Já o faz há cerca de quatro anos, mas este ano, com a poluição mais acentuada e notada, ganhou fama quase nacional com alguns dos seus vídeos no Facebook a serem vistos por milhares de pessoas.
Um nome foi sendo repetidamente ao longo dos quatro dias em que o PÚBLICO desceu o Tejo: Arlindo. “Falem com o Arlindo”; “O Arlindo é que os topa”; “O Arlindo não tem medo de ninguém”; “O Arlindo andou aí a filmar”.
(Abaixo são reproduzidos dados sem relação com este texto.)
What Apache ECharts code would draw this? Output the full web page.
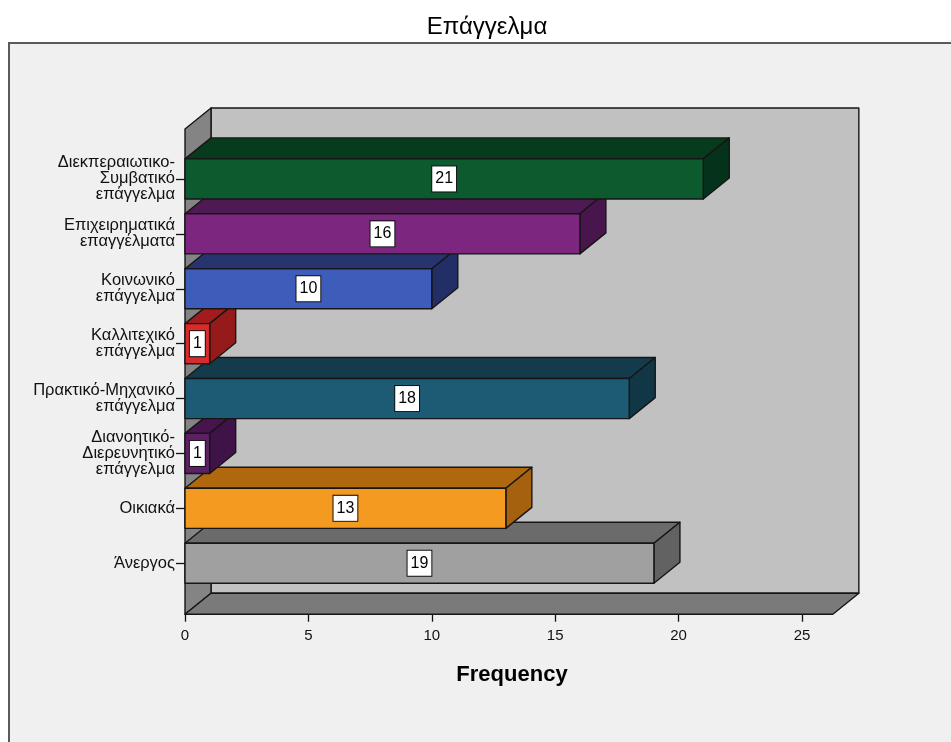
<!DOCTYPE html>
<html>
<head>
<meta charset="utf-8">
<script src="https://cdn.jsdelivr.net/npm/echarts@6/dist/echarts.min.js"></script>
<style>
  html, body { margin: 0; padding: 0; background: #ffffff; }
  #chart { width: 951px; height: 742px; }
</style>
</head>
<body>
<div id="chart"></div>
<script>
// Occupation categories (top to bottom) and their frequencies
const categories = [
  'Διεκπεραιωτικο-\nΣυμβατικό\nεπάγγελμα',
  'Επιχειρηματικά\nεπαγγέλματα',
  'Κοινωνικό\nεπάγγελμα',
  'Καλλιτεχικό\nεπάγγελμα',
  'Πρακτικό-Μηχανικό\nεπάγγελμα',
  'Διανοητικό-\nΔιερευνητικό\nεπάγγελμα',
  'Οικιακά',
  'Άνεργος'
];
const frequencies = [21, 16, 10, 1, 18, 1, 13, 19];

// Frequency axis ticks
const frequencyTicks = [0, 5, 10, 15, 20, 25];

// Face colours of each 3D bar: front, top, right side
const frontColors = ['#0c5a2e', '#7c2680', '#3e5cba', '#d92b2b', '#1d5a73', '#5e1f64', '#f59a21', '#a0a0a0'];
const topColors   = ['#063b1d', '#4f1a53', '#27346f', '#a31b1c', '#143b4b', '#46154c', '#b0680f', '#6b6b6b'];
const sideColors  = ['#05321a', '#48164c', '#222e66', '#961a1a', '#113645', '#401348', '#a5610e', '#626262'];

// 3D box geometry (pixels / axis units)
const DEPTH_X = 26;
const DEPTH_Y = 21;
const WALL_MAX = 26.25;
const BAR_RATIO = 0.73;
const EDGE = { stroke: '#161616', lineWidth: 1.4, lineJoin: 'round' };
const FONT = '"Liberation Sans", Arial, sans-serif';

const chart = echarts.init(document.getElementById('chart'), null, { renderer: 'canvas' });

// Back wall, left wall and floor of the 3D plot box
function renderFrame(params, api) {
  const band = api.size([0, 1])[1];
  const x0 = api.coord([0, 0])[0];
  const x1 = api.coord([WALL_MAX, 0])[0];
  const yTop = api.coord([0, 0])[1] - band * 0.91;
  const yBot = api.coord([0, categories.length - 1])[1] + band * 0.93;
  const bx0 = x0 + DEPTH_X, bx1 = x1 + DEPTH_X;
  const byTop = yTop - DEPTH_Y, byBot = yBot - DEPTH_Y;
  return {
    type: 'group',
    children: [
      { type: 'rect', z2: 1, shape: { x: bx0, y: byTop, width: bx1 - bx0, height: byBot - byTop },
        style: Object.assign({ fill: '#c1c1c1' }, EDGE) },
      { type: 'polygon', z2: 2, shape: { points: [[x0, yTop], [bx0, byTop], [bx0, byBot], [x0, yBot]] },
        style: Object.assign({ fill: '#848484' }, EDGE) },
      { type: 'polygon', z2: 3, shape: { points: [[x0, yBot], [bx0, byBot], [bx1, byBot], [x1, yBot]] },
        style: Object.assign({ fill: '#7a7a7a' }, EDGE) }
    ]
  };
}

// One 3D horizontal bar with its value box on the front face
function renderBar(params, api) {
  const i = params.dataIndex;
  const v = api.value(0);
  const cat = api.value(1);
  const start = api.coord([0, cat]);
  const end = api.coord([v, cat]);
  const band = api.size([0, 1])[1];
  const h = band * BAR_RATIO;
  const top = start[1] - h / 2;
  const bot = start[1] + h / 2;
  const xl = start[0], xr = end[0];
  const z = (categories.length - i) * 10;
  return {
    type: 'group',
    children: [
      { type: 'polygon', z2: z, shape: { points: [[xl, top], [xl + DEPTH_X, top - DEPTH_Y], [xr + DEPTH_X, top - DEPTH_Y], [xr, top]] },
        style: Object.assign({ fill: topColors[i] }, EDGE) },
      { type: 'polygon', z2: z, shape: { points: [[xr, top], [xr + DEPTH_X, top - DEPTH_Y], [xr + DEPTH_X, bot - DEPTH_Y], [xr, bot]] },
        style: Object.assign({ fill: sideColors[i] }, EDGE) },
      { type: 'rect', z2: z + 1, shape: { x: xl, y: top, width: xr - xl, height: h },
        style: Object.assign({ fill: frontColors[i] }, EDGE) },
      { type: 'text', z2: z + 2, x: (xl + xr) / 2, y: start[1],
        style: {
          text: String(v), align: 'center', verticalAlign: 'middle',
          font: '16px ' + FONT, fill: '#000',
          backgroundColor: '#ffffff', borderColor: '#111', borderWidth: 1, padding: [5, 3, 4, 3]
        } }
    ]
  };
}

const option = {
  backgroundColor: '#ffffff',
  animation: false,
  title: [
    { text: 'Επάγγελμα', left: 482, top: 10, textAlign: 'center',
      textStyle: { fontFamily: FONT, fontSize: 24, fontWeight: 'normal', color: '#000' } },
    { text: 'Frequency', left: 507, top: 659, textAlign: 'center',
      textStyle: { fontFamily: FONT, fontSize: 22, fontWeight: 'bold', color: '#000' } }
  ],
  graphic: [
    { type: 'rect', left: 8, top: 42, z: -10, silent: true,
      shape: { width: 1000, height: 800 },
      style: { fill: '#f0f0f0', stroke: '#5a5a5a', lineWidth: 2 } }
  ],
  grid: { left: 185, right: 149, top: 151.5, bottom: 151.3, containLabel: false },
  xAxis: {
    type: 'value',
    min: frequencyTicks[0],
    max: frequencyTicks[frequencyTicks.length - 1],
    interval: frequencyTicks[1] - frequencyTicks[0],
    offset: 23,
    axisLine: { show: false },
    axisTick: { show: true, length: 8, lineStyle: { color: '#111', width: 1.3 } },
    axisLabel: { margin: 15, fontSize: 15, color: '#111', fontFamily: FONT },
    splitLine: { show: false }
  },
  yAxis: {
    type: 'category',
    data: categories,
    inverse: true,
    axisLine: { show: false },
    axisTick: { show: true, alignWithLabel: true, length: 9, lineStyle: { color: '#111', width: 1.3 } },
    axisLabel: { margin: 10, fontSize: 16.5, lineHeight: 16, color: '#111', align: 'right', fontFamily: FONT }
  },
  series: [
    { type: 'custom', name: 'frame', z: 1, clip: false, silent: true,
      renderItem: renderFrame, data: [[0, 0]], encode: { x: 0, y: 1 } },
    { type: 'custom', name: 'Frequency', z: 2, clip: false,
      renderItem: renderBar,
      data: frequencies.map((v, i) => [v, i]),
      encode: { x: 0, y: 1 } }
  ]
};

chart.setOption(option);
</script>
</body>
</html>
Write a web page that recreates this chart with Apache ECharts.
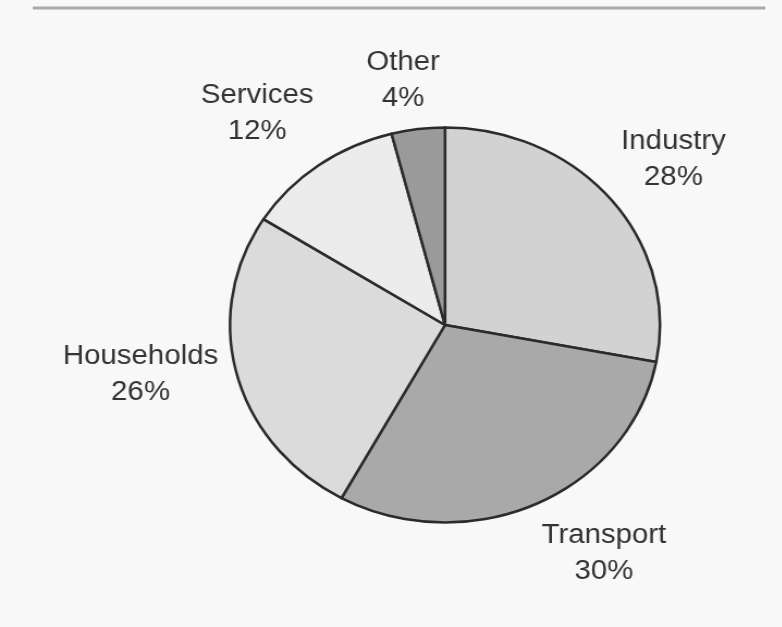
<!DOCTYPE html>
<html>
<head>
<meta charset="utf-8">
<script src="https://cdn.jsdelivr.net/npm/echarts@6/dist/echarts.min.js"></script>
<style>
  html, body { margin: 0; padding: 0; background: #f8f8f8; overflow: hidden; }
  /* the chart is drawn slightly widened, as in the printed figure */
  #chart { width: 718px; height: 627px; transform: scaleX(1.0886); transform-origin: 0 0; }
</style>
</head>
<body>
<div id="chart"></div>
<script>
// Energy consumption by sector (share, %)
const sectors = ['Industry', 'Transport', 'Households', 'Services', 'Other'];
const shares = [28, 30, 26, 12, 4];
const fills = ['#d2d2d2', '#a9a9a9', '#dbdbdb', '#ececec', '#9a9a9a'];

// label placement: radial distance (px) and angular nudge (deg) per sector
const labelDist = [267, 271, 284, 273, 247];
const labelNudge = [1.4, -7.4, 4.4, -3.2, -1.8];

const CX = 408.8, CY = 325, R = 197.5;
const total = shares.reduce((a, b) => a + b, 0);
const cum = shares.map((v, i) => shares.slice(0, i).reduce((a, b) => a + b, 0));

const chart = echarts.init(document.getElementById('chart'), null, { renderer: 'canvas' });

chart.setOption({
  backgroundColor: '#f8f8f8',
  animation: false,
  graphic: [
    {
      type: 'line',
      shape: { x1: 30, y1: 8, x2: 703, y2: 8 },
      style: { stroke: '#a9a9a9', lineWidth: 3 }
    }
  ],
  series: [
    {
      type: 'pie',
      center: [CX, CY],
      radius: R,
      startAngle: 90,
      clockwise: true,
      avoidLabelOverlap: false,
      data: sectors.map((name, i) => ({
        name: name,
        value: shares[i],
        itemStyle: { color: fills[i] }
      })),
      itemStyle: { borderColor: '#2b2b2b', borderWidth: 2.5 },
      label: {
        show: true,
        position: 'outside',
        formatter: p => p.name + '\n' + p.value + '%',
        fontFamily: 'Liberation Sans, Arial, sans-serif',
        fontSize: 27,
        lineHeight: 36,
        color: '#333333',
        align: 'center'
      },
      labelLine: { show: false },
      labelLayout: function (params) {
        const i = params.dataIndex;
        const mid = (cum[i] + shares[i] / 2) / total * 360 + labelNudge[i];
        const a = mid * Math.PI / 180;
        return {
          x: CX + labelDist[i] * Math.sin(a),
          y: CY - labelDist[i] * Math.cos(a),
          align: 'center',
          verticalAlign: 'middle'
        };
      },
      emphasis: { disabled: true }
    }
  ]
});
</script>
</body>
</html>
Arlindo Marques, 52 anos, guarda prisional na cadeia de Torres Novas a quem chamam o “guardião do rio”, título que ganhou por denunciar nas redes sociais e nas muitas entrevistas que tem dado os crimes ambientais cometidos no Tejo. Já o faz há cerca de quatro anos, mas este ano, com a poluição mais acentuada e notada, ganhou fama quase nacional com alguns dos seus vídeos no Facebook a serem vistos por milhares de pessoas. São dele as imagens de peixes mortos, do Tejo negro ou castanho e das longas manchas de espuma que as televisões não se cansaram de mostrar nos últimos meses.
Arlindo nasceu junto ao Tejo, na aldeia da Ortiga, no concelho de Mação. O rio foi o seu recreio em miúdo e a sua paixão em adulto.
“Há quatro anos comecei a ver umas grandes manchas castanhas e espuma no rio junto à minha terra, resultado da poluição que deitavam para o rio. Fiquei danado. Filmei e comecei a partilhar os vídeos nas redes sociais. Aquilo tinha cada vez mais visualizações e eu nunca mais parei. Hoje são milhares a ver, a comentar e também a fazerem denúncias”, conta.
Em 2014 fundou a associação SOS Tejo, mas as coisas correram mal entre os fundadores e a SOS durou pouco tempo. Há um ano juntou-se à proTejo, actualmente o mais activo movimento de defesa do rio.
Continua, porém, a ser um lobo solitário. “Nasci aqui, conheço muita gente e, depois dos filmes, fiquei a conhecer muitas mais pessoas, pescadores, agricultores e outros amigos do rio. Hoje, assim que se passa qualquer coisa má no Tejo, ligam-me logo: ‘Arlindo, estão a fazer uma descarga [de poluição] grande, anda já filmar’. ‘Arlindo há peixes mortos em tal sítio’. E eu vou logo, seja de dia ou de noite. Como trabalho por turnos tenho tempo e vou a todas. As pessoas não têm a quem recorrer e chamam-me a mim”, revela.
Mas também faz o que chama de “trabalho de vigilância”. Andar rio acima e rio abaixo de carro, moto ou barco, à procura de novos crimes que “estão a transformar o Tejo numa tragédia e que traz o rio cheio de veneno”.
O difícil é travar-lhe as palavras quando começa a falar do Tejo. Parece conhecer todos os cantos do rio, quem polui, onde polui, que tipos de produtos são despejados no rio. Já falou com ministros, deputados e presidentes de câmara. É chamado para palestras sobre o Tejo e as entrevistas aos órgãos de comunicação social “são quase todos os dias”. Enviou, já este ano, uma carta ao primeiro-ministro e ao Presidente da República. “Não me responderam e isso deixou-me triste, o rio é de todos nós. Todos dizem que defendem o rio, mas, depois, alguns ficam calados quando o rio está a ser envenenado.”
Afirma mover-se pelo “amor ao Tejo” e até diz sentir orgulho quando lhe chamam “guardião do rio”. Assegura que não vai descansar “enquanto o rio não voltar a correr limpo”. “Acredito que isso vai acontecer. Há cada vez mais pessoas empenhadas na defesa do rio. A pressão começa a ser muita e vão ter de travar a poluição no rio. Pela minha parte, a defesa será até ao fim dos meus dias”, garante.